**Task goal:** Please copy out exactly, and only, the lines between the line with "Write a Python" and the line with "y_ticks = [0.76, 0.78, 0.80, 0.82, 0.84, 0.86, 0.88, 0.90]", both included. Pictures are to be omitted.

[Data extracted from a collection]

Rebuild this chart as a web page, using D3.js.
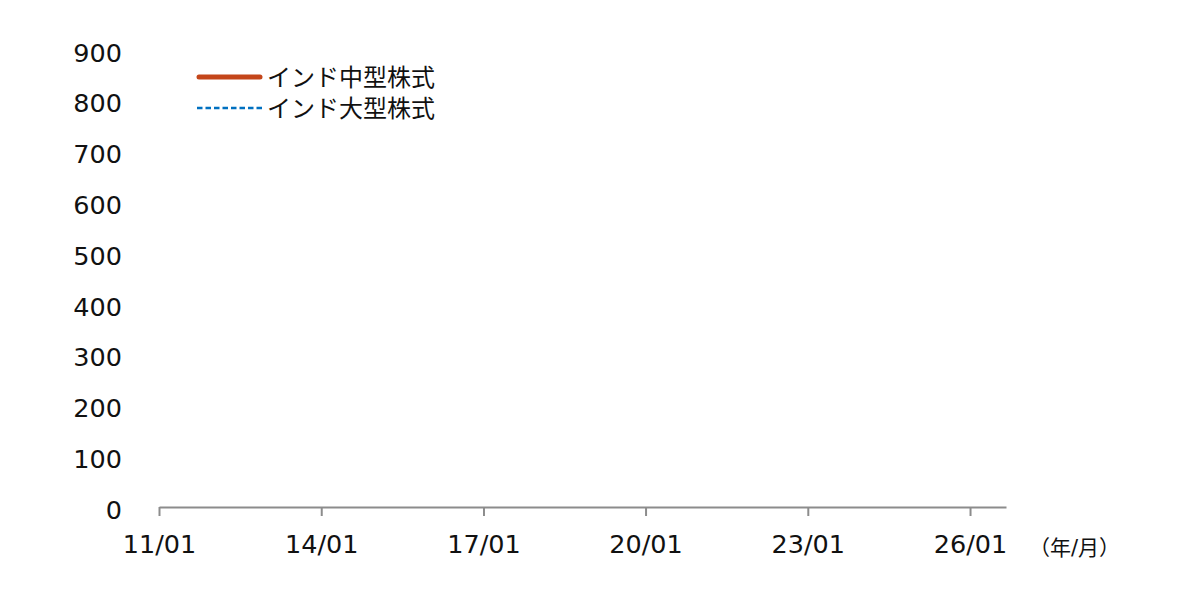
<!DOCTYPE html>
<html>
<head>
<meta charset="utf-8">
<script src="https://cdn.jsdelivr.net/npm/d3@7"></script>
<style>
  body { margin: 0; background: #fff; }
  svg text { font-family: Verdana, "DejaVu Sans", "Noto Sans CJK JP", sans-serif; }
</style>
</head>
<body>
<main></main>
<script>
/*** data ***/

// series names (legend)
let seriesNames = ['インド中型株式', 'インド大型株式']

// monthly values: nothing is plotted in the reference, so the series are empty
let months = []
let midCapValues = []
let largeCapValues = []

// axis ticks
let yTicks = [0, 100, 200, 300, 400, 500, 600, 700, 800, 900]
let xTickYears = [2011, 2014, 2017, 2020, 2023, 2026]
let xStart = '2011-01-01'
let xEnd = '2026-09-01'

const svgWidth = 1179
const svgHeight = 603

const plotLeft = 159
const plotRight = 1006
const plotTop = 50
const plotBottom = 507

let svg = d3.select('main')
    .append('svg')
    .attr('width', svgWidth)
    .attr('height', svgHeight)
    .style('background-color', 'white')

/* scales */
let xScale = d3.scaleTime()
    .domain([new Date(xStart), new Date(xEnd)])
    .range([plotLeft, plotRight])

let yScale = d3.scaleLinear()
    .domain([0, 900])
    .range([plotBottom, plotTop])

/* y axis: labels only */
let yAxis = svg.append('g')
    .attr('transform', `translate(${plotLeft - 37}, 0)`)
    .call(d3.axisLeft(yScale).tickValues(yTicks).tickSize(0).tickPadding(0))

yAxis.select('.domain').remove()
yAxis.selectAll('text')
    .attr('dy', '0.38em')
    .attr('y', 1.5)
    .attr('fill', '#111')
    .style('font-size', '25.5px')

/* x axis */
let xAxis = svg.append('g')
    .attr('transform', `translate(0, ${plotBottom})`)
    .call(d3.axisBottom(xScale)
        .tickValues(xTickYears.map(y => new Date(y, 0, 1)))
        .tickFormat(d3.timeFormat('%y/%m'))
        .tickSize(9)
        .tickSizeOuter(0)
        .tickPadding(19))

xAxis.select('.domain')
    .attr('stroke', '#8c8c8c')
    .attr('stroke-width', 2)
xAxis.selectAll('line')
    .attr('stroke', '#8c8c8c')
    .attr('stroke-width', 2)
xAxis.selectAll('text')
    .attr('fill', '#111')
    .style('font-size', '25.5px')

svg.append('text')
    .attr('x', 1029)
    .attr('y', 555)
    .attr('fill', '#111')
    .style('font-size', '21px')
    .text('（年/月）')

/* lines */
let line = d3.line()
    .x((d, i) => xScale(new Date(months[i])))
    .y(d => yScale(d))

svg.append('path')
    .datum(largeCapValues)
    .attr('fill', 'none')
    .attr('stroke', '#0070c0')
    .attr('stroke-width', 2.5)
    .attr('stroke-dasharray', '5.5 3')
    .attr('d', line)

svg.append('path')
    .datum(midCapValues)
    .attr('fill', 'none')
    .attr('stroke', '#c4461a')
    .attr('stroke-width', 5)
    .attr('d', line)

/* legend */
let legend = svg.append('g')
    .attr('transform', 'translate(199, 77)')

legend.append('line')
    .attr('x1', 0).attr('x2', 61)
    .attr('y1', 0).attr('y2', 0)
    .attr('stroke', '#c4461a')
    .attr('stroke-width', 5)
    .attr('stroke-linecap', 'round')

legend.append('line')
    .attr('x1', -2).attr('x2', 63)
    .attr('y1', 31).attr('y2', 31)
    .attr('stroke', '#0070c0')
    .attr('stroke-width', 2.5)
    .attr('stroke-dasharray', '5.5 3')

legend.selectAll('text.label')
    .data(seriesNames)
    .enter()
    .append('text')
    .attr('class', 'label')
    .attr('x', 68)
    .attr('y', (d, i) => i * 31)
    .attr('dy', '0.36em')
    .attr('fill', '#111')
    .style('font-size', '24px')
    .text(d => d)
</script>
</body>
</html>
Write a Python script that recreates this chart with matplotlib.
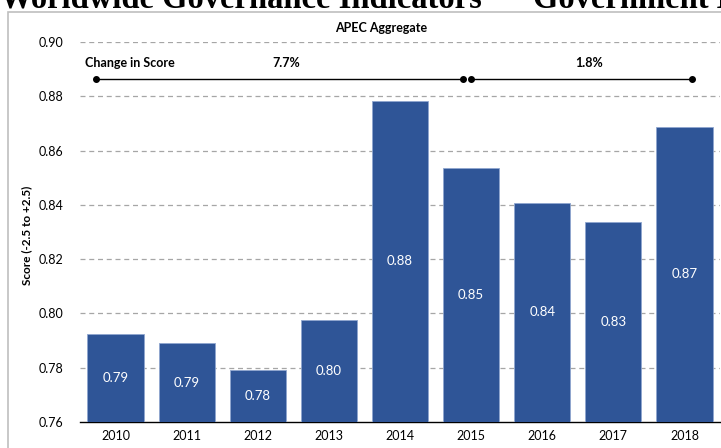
import matplotlib
matplotlib.use("Agg")
from matplotlib import pyplot as plt
from matplotlib.patches import Rectangle

years = ["2010", "2011", "2012", "2013", "2014", "2015", "2016", "2017", "2018"]
scores = [0.7924, 0.7891, 0.7792, 0.7976, 0.8783, 0.8536, 0.8407, 0.8337, 0.8687]
score_labels = ["0.79", "0.79", "0.78", "0.80", "0.88", "0.85", "0.84", "0.83", "0.87"]
y_ticks = [0.76, 0.78, 0.80, 0.82, 0.84, 0.86, 0.88, 0.90]

# change-in-score brackets: (start, end, text), positions in bar units
changes = [(-0.28, 4.89, "7.7%"), (5.0, 8.11, "1.8%")]

plt.rcParams['font.family'] = ['Lato', 'DejaVu Sans']

fig = plt.figure(figsize=(7.21, 4.48), dpi=100)
ax = fig.add_axes([80 / 721, 1 - 422 / 448, 640 / 721, 380 / 448])

# light frame around the chart
fig.patches.append(Rectangle((8 / 721, -0.05), 1.0, 1 - 12 / 448 + 0.05,
                             transform=fig.transFigure, fill=False,
                             edgecolor='#BFBFBF', linewidth=1.2))

x = range(len(years))
ax.bar(x, [s - 0.76 for s in scores], bottom=0.76, width=0.79,
       color='#2F5597', edgecolor='#8FA6CF', linewidth=0.6, zorder=3)
for i, (s, lab) in enumerate(zip(scores, score_labels)):
    ax.text(i, (0.76 + s) / 2, lab, ha='center', va='center',
            color='white', fontsize=9.5, zorder=4)

ax.set_xlim(-0.5, len(years) - 0.5)
ax.set_ylim(0.76, 0.90)
ax.set_yticks(y_ticks)
ax.set_yticklabels([f"{t:.2f}" for t in y_ticks], fontsize=9)
ax.set_xticks(list(x))
ax.set_xticklabels(years, fontsize=9)
ax.tick_params(axis='both', length=0, pad=12)
ax.tick_params(axis='x', pad=6)
for t in y_ticks[1:]:
    ax.axhline(t, color='#A6A6A6', linestyle=(0, (4, 3)), linewidth=0.9, zorder=1)
for side in ['left', 'right', 'top']:
    ax.spines[side].set_visible(False)
ax.spines['bottom'].set_color('black')
ax.spines['bottom'].set_linewidth(1.0)
ax.set_ylabel("Score (-2.5 to +2.5)", fontsize=8.5, fontweight='bold')
ax.yaxis.set_label_coords(-0.075, 0.49)

# change in score brackets
ax.text(-0.43, 0.8923, "Change in Score", fontsize=9, fontweight='bold',
        ha='left', va='center')
for x0, x1, txt in changes:
    ax.plot([x0, x1], [0.8864, 0.8864], color='black', linewidth=1.0,
            marker='o', markersize=4, clip_on=False, zorder=5)
    ax.text((x0 + x1) / 2 + 0.1, 0.8923, txt, fontsize=9, fontweight='bold',
            ha='center', va='center')

fig.text(381 / 721, 1 - 28 / 448, "APEC Aggregate", fontsize=9,
         fontweight='bold', ha='center', va='center')

# page title, clipped at the top edge
fig.text(0.0, 1 - 7.5 / 448, "Worldwide Governance Indicators",
         family='Liberation Serif', fontweight='bold', fontsize=23.5,
         ha='left', va='baseline')
fig.text(533 / 721, 1 - 7.5 / 448, "Government Effectiveness",
         family='Liberation Serif', fontweight='bold', fontsize=23.5,
         ha='left', va='baseline')

fig.savefig("out.png", dpi=100)
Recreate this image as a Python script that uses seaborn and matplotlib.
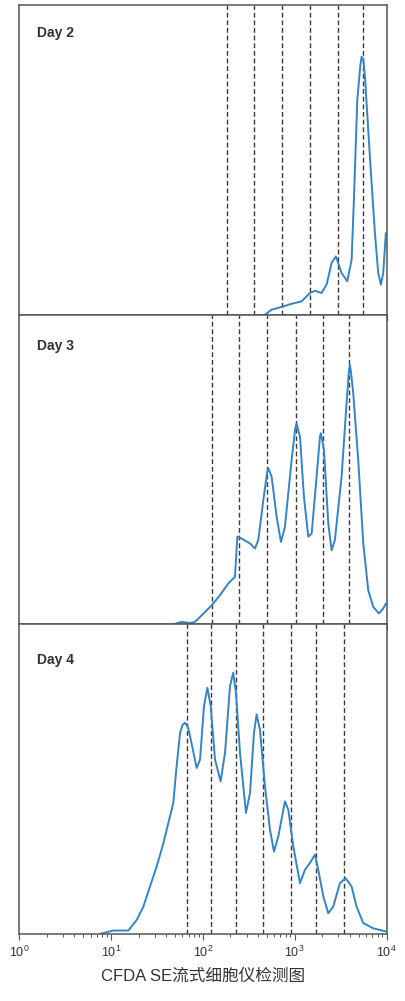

**Written response:**
Write a Python script that recreates this chart with matplotlib.
import matplotlib
matplotlib.use("Agg")
from matplotlib import pyplot as plt
from matplotlib.patches import Rectangle

years = ["2010", "2011", "2012", "2013", "2014", "2015", "2016", "2017", "2018"]
scores = [0.7924, 0.7891, 0.7792, 0.7976, 0.8783, 0.8536, 0.8407, 0.8337, 0.8687]
score_labels = ["0.79", "0.79", "0.78", "0.80", "0.88", "0.85", "0.84", "0.83", "0.87"]
y_ticks = [0.76, 0.78, 0.80, 0.82, 0.84, 0.86, 0.88, 0.90]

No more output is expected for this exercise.